Nicole spadła z roweru, uderzyła twarzą o kawałek wystającego murku. Karetka pogotowia przewiozła ją do szpitala, w którym przeprowadzono badania, a także założono 15 szwów na rozcięty i naderwany fragment wargi. Jeszcze wtedy nie zdawaliśmy sobie sprawy z tego, że konsekwencje wypadku będą tak koszmarne, że minie 6 lat, a Nicole nadal nie będzie mogła się uśmiechać… Rozerwana warga to nie wszystko. Córka połamała stałe górne jedynki i dwójki, które w czasie wypadku dodatkowo wbiły się górne dziąsło, w wyrostek zębodołowy. To był straszny ból, nie tylko fizyczny, ale i psychiczny. Co kilka dni musieliśmy wracać do szpitala, ponieważ Nicole otrzymywała bardzo silne leki przeciwbólowe. Dodatkowo warga była smarowana specjalną maścią ochronną, która miała nie dopuścić do dostania się infekcji.

Lekarze długo zwlekali z rozpoczęciem profesjonalnego leczenia, tkanki miękkie goiły się bardzo długo. Jeździliśmy od jednego do drugiego specjalisty, by znaleźć kogoś, kto naprawdę pomoże naszej córce. Dużo czasu upłynęło, zanim zdecydowano o założeniu aparatu ortodontycznego. Niestety, wcześniej nie zbadano stanu kości, która była dziurawa, dlatego cały ten czas tak naprawdę został zmarnowany.
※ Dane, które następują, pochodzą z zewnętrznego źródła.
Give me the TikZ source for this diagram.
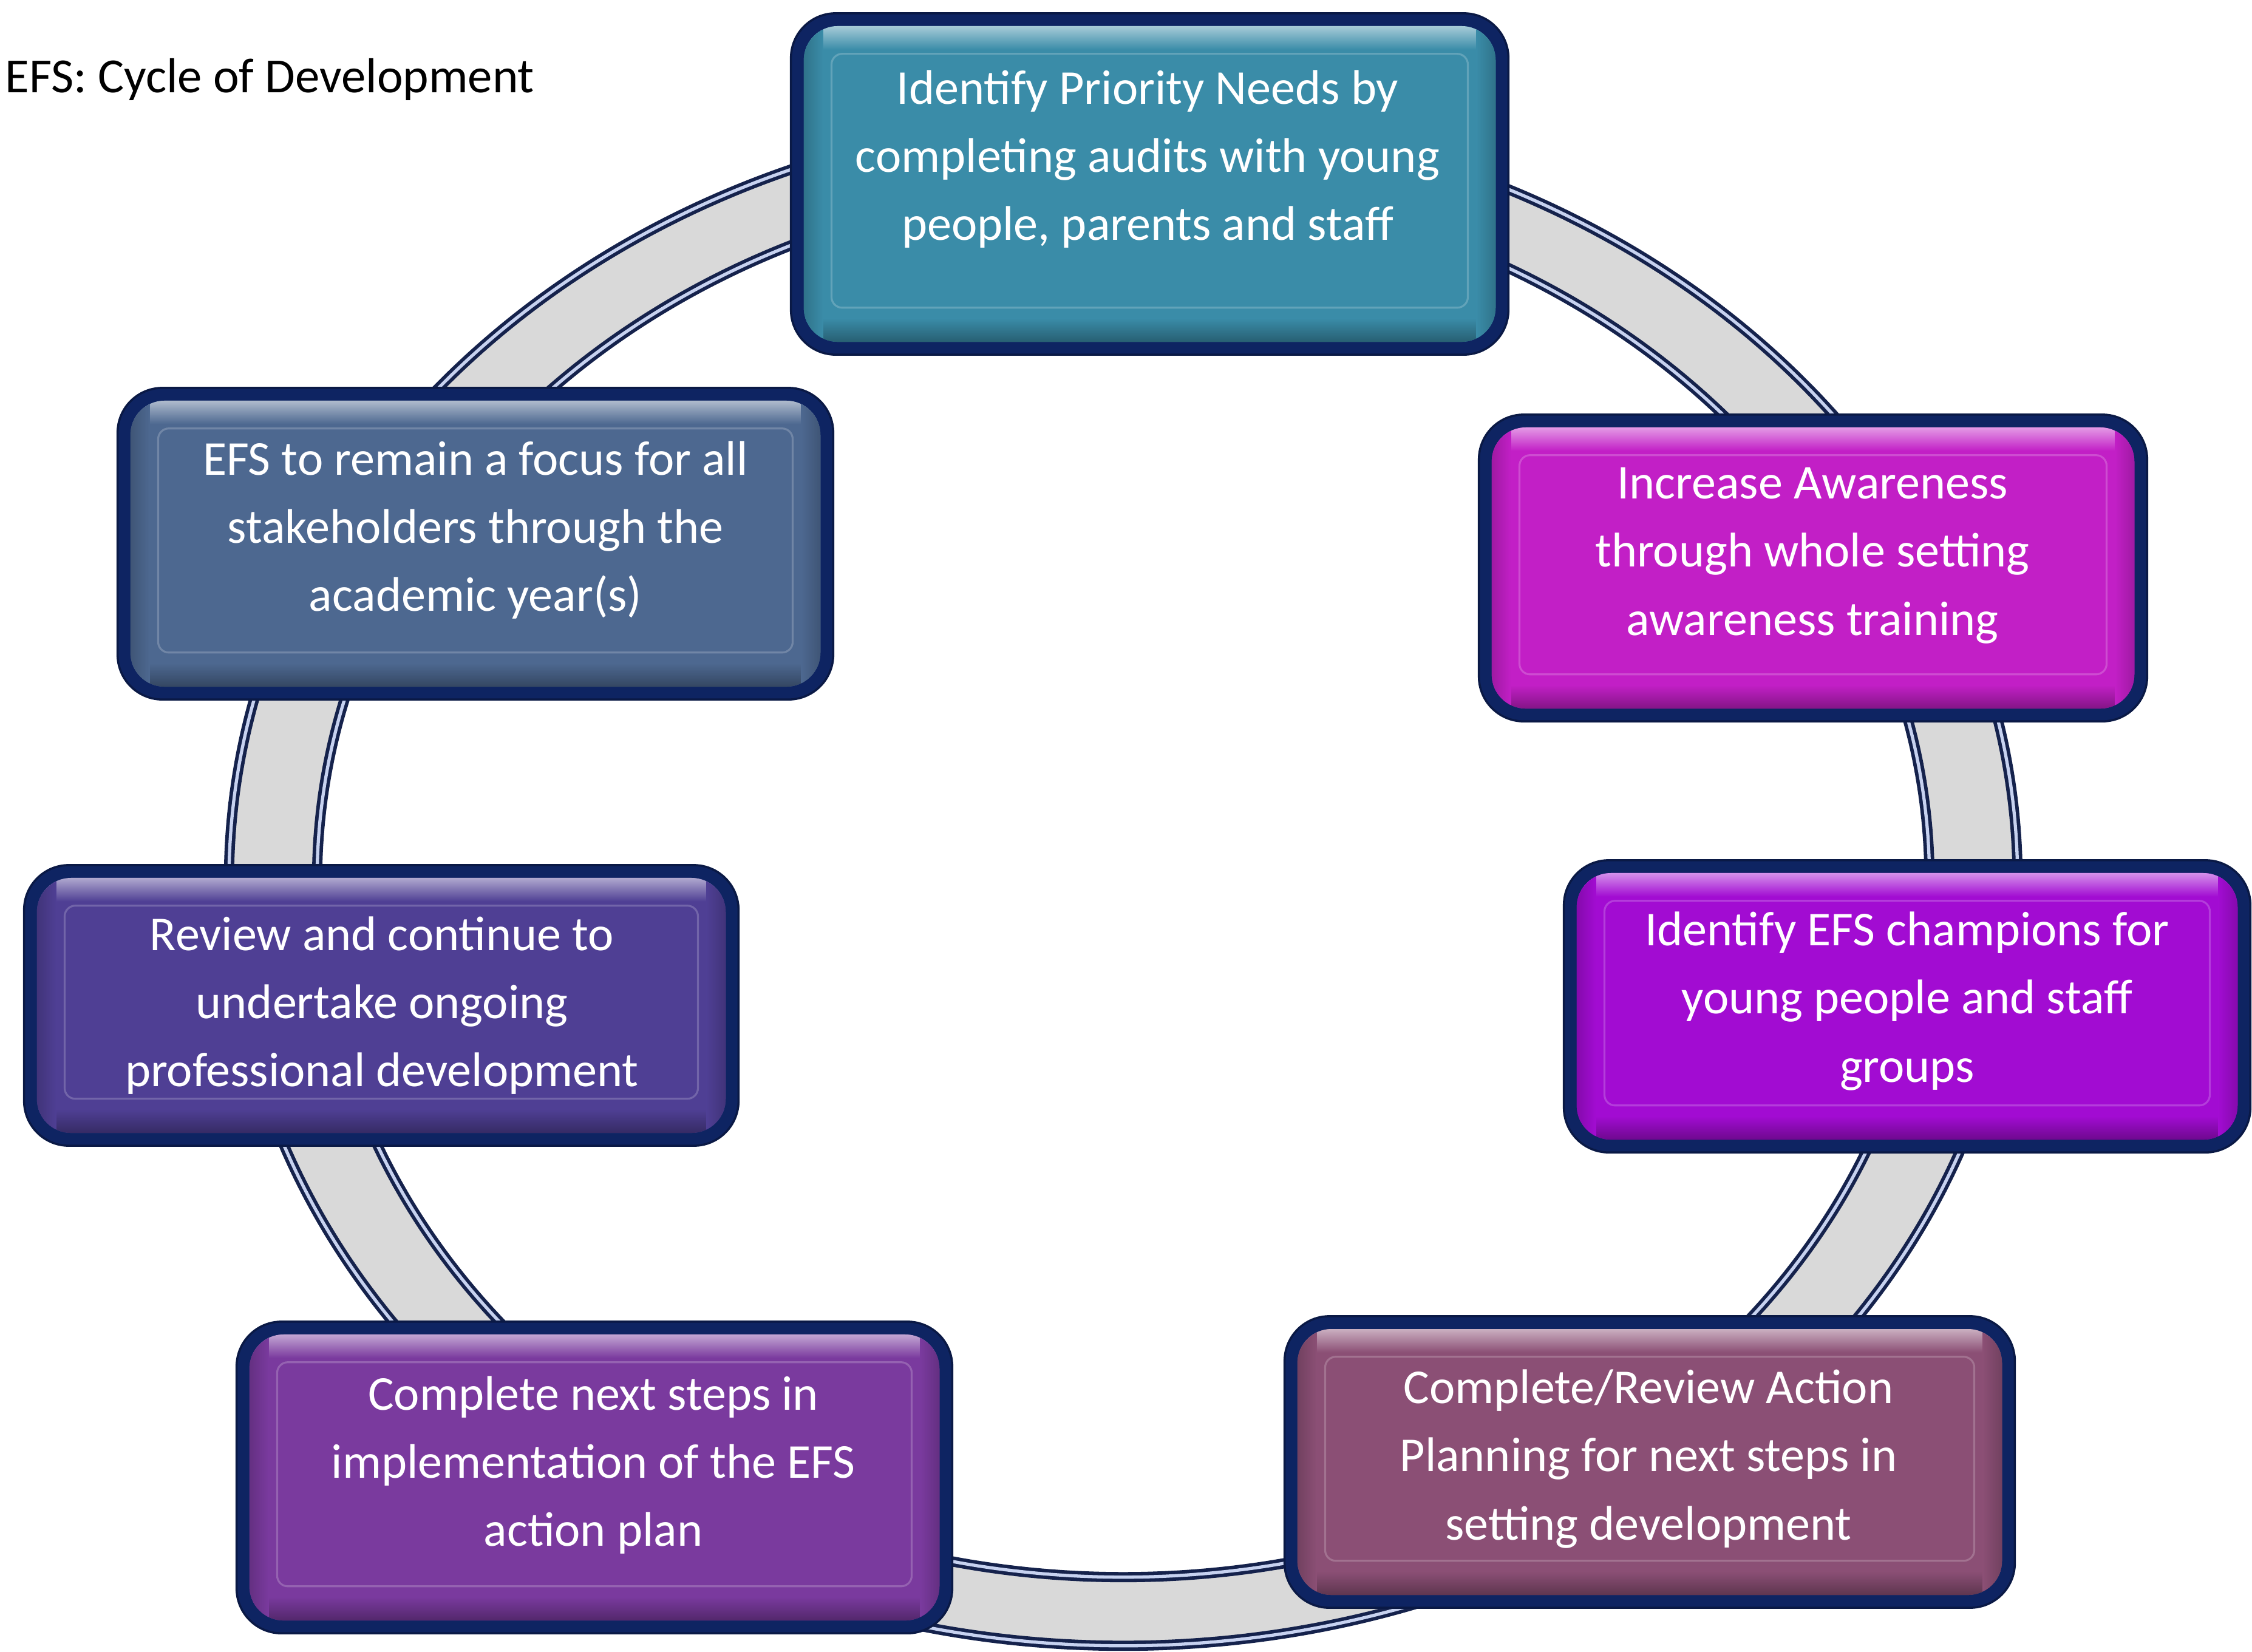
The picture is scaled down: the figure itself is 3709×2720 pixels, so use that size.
\documentclass[tikz,border=0pt]{standalone}
\usepackage{fontspec}
\setmainfont{Carlito}
\definecolor{navy}{HTML}{0E2462}
\definecolor{ringgray}{HTML}{D9D9D9}
\definecolor{ringdark}{HTML}{15224C}
\definecolor{ringlight}{HTML}{C7D2F0}
\definecolor{cteal}{HTML}{3A8CA8}
\definecolor{cmagenta}{HTML}{C21FC6}
\definecolor{cpurple}{HTML}{A20CD2}
\definecolor{cmauve}{HTML}{8B4F75}
\definecolor{cviolet}{HTML}{7A3A9E}
\definecolor{cindigo}{HTML}{4F3F94}
\definecolor{cslate}{HTML}{4D6890}
\tikzset{
  efsbox/.style={rounded corners=21pt, fill=navy, draw=navy!70!black, line width=1pt, inner sep=0pt,
    path picture={
      \begin{scope}[sharp corners]
        \clip[rounded corners=16pt] ([shift={(6pt,-6pt)}]path picture bounding box.north west) rectangle ([shift={(-6pt,6pt)}]path picture bounding box.south east);
        \fill[#1] (path picture bounding box.north west) rectangle (path picture bounding box.south east);
        \shade[top color=#1!40!white, bottom color=#1] ([yshift=-5pt]path picture bounding box.north west) rectangle ([yshift=-17pt]path picture bounding box.north east);
        \shade[top color=#1, bottom color=#1!65!black] ([yshift=17pt]path picture bounding box.south west) rectangle ([yshift=5pt]path picture bounding box.south east);
        \shade[left color=#1!70!black, right color=#1] (path picture bounding box.south west) rectangle ([xshift=15pt]path picture bounding box.north west);
        \shade[left color=#1, right color=#1!70!black] ([xshift=-15pt]path picture bounding box.south east) rectangle (path picture bounding box.north east);
      \end{scope}
      \draw[#1!55!white, opacity=.45, line width=.9pt, rounded corners=5pt] ([shift={(19pt,-19pt)}]path picture bounding box.north west) rectangle ([shift={(-19pt,22pt)}]path picture bounding box.south east);
    }},
  efstext/.style={align=center, text=white, font=\fontsize{22.8pt}{31.9pt}\selectfont, inner sep=0pt},
  ringedge/.style={draw=ringdark, line width=4.8pt},
  ringshine/.style={draw=ringlight, line width=1.5pt}
}
\begin{document}
\begin{tikzpicture}[x=0.01cm, y=-0.01cm]
\fill[white] (0,0) rectangle (3709,2720);
\useasboundingbox (0,0) rectangle (3709,2720);

% ring
\coordinate (rc) at (1850,1450);
\fill[ringgray, even odd rule] (rc) ellipse [x radius=14.72cm, y radius=12.60cm]
                                (rc) ellipse [x radius=13.27cm, y radius=11.47cm];
\draw[ringedge] (rc) ellipse [x radius=14.72cm, y radius=12.60cm];
\draw[ringshine] (rc) ellipse [x radius=14.72cm, y radius=12.60cm];
\draw[ringedge] (rc) ellipse [x radius=13.27cm, y radius=11.47cm];
\draw[ringshine] (rc) ellipse [x radius=13.27cm, y radius=11.47cm];

% title
\node[anchor=base west, inner sep=0pt, font=\fontsize{23pt}{28pt}\selectfont] (title) at (8,152) {EFS: Cycle of Development};

% boxes
\node[efsbox=cteal,    minimum width=11.81cm, minimum height=5.62cm] (b1) at (1893.5,303) {};
\node[efsbox=cmagenta, minimum width=11.00cm, minimum height=5.05cm] (b2) at (2986,935.5) {};
\node[efsbox=cpurple,  minimum width=11.30cm, minimum height=4.81cm] (b3) at (3141,1657.5) {};
\node[efsbox=cmauve,   minimum width=12.02cm, minimum height=4.80cm] (b4) at (2717,2408) {};
\node[efsbox=cviolet,  minimum width=11.78cm, minimum height=5.13cm] (b5) at (979,2433.5) {};
\node[efsbox=cindigo,  minimum width=11.76cm, minimum height=4.62cm] (b6) at (628,1656) {};
\node[efsbox=cslate,   minimum width=11.78cm, minimum height=5.13cm] (b7) at (783,895.5) {};

% texts
\node[efstext] (t1) at (1890,262) {Identify Priority Needs by\\completing audits with young\\people, parents and staff};
\node[efstext] (t2) at (2985,915) {Increase Awareness\\through whole setting\\awareness training};
\node[efstext] (t3) at (3141,1649) {Identify EFS champions for\\young people and staff\\groups};
\node[efstext] (t4) at (2715,2403) {Complete/Review Action\\Planning for next steps in\\setting development};
\node[efstext] (t5) at (977,2413) {Complete next steps in\\implementation of the EFS\\action plan};
\node[efstext] (t6) at (629,1656) {Review and continue to\\undertake ongoing\\professional development};
\node[efstext] (t7) at (783,873) {EFS to remain a focus for all\\stakeholders through the\\academic year(s)};
\end{tikzpicture}
\end{document}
Cenne dni, tygodnie, miesiące zmarnowano tylko dlatego, że nikt wcześniej nie zbadał stanu kości…
Dopiero w tym roku, dotarliśmy do specjalistycznej kliniki w Gnieźnie, gdzie nie tylko dokonano profesjonalnych badań, postawiono właściwą diagnozę, ale przede wszystkim rozpoczęto leczenie, które daje szansę, że Nicole odzyska poczucie własnej wartości, bo znów będzie mogła się pięknie uśmiechać. Dziś nasza wiedza jest pełniejsza, jesteśmy pod opieką kliniki, która z sercem podchodzi do pacjenta.
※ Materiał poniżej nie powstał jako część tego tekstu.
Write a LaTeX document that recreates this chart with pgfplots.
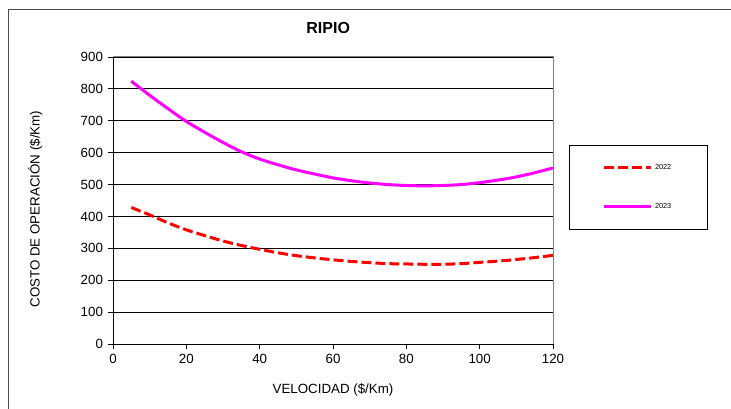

Wiemy, że tak o swoim dziecku mówi każdy rodzic, ale to naprawdę cudowna, wrażliwa i ambitna dziewczyna. Po wypadku znacznie ograniczyła spotkania z rówieśnikami, ponieważ te często kończyły się dla niej wieloma nieprzyjemnościami. Dzieci śmiały się z jej wyglądu, a wtedy nam łzy same napływały do oczu…
Jej największym marzeniem jest uśmiechać się pełną buzią, odzyskać utracone lata i zdrowie. Nicole jest jedną z tych osób, które jako dziecko doświadczyła cierpienia z powodu wypadku i wyglądu… Dziś powoli wchodzi w dorosłe życie, pragnie akceptacji tak jak każdy z nas. Wiemy, że w jedności jest ogromna siła, która pozwoli zdobyć pieniądze na leczenie naszej córki. Prosimy o pomoc, wierząc, że dane dobro naprawdę wraca!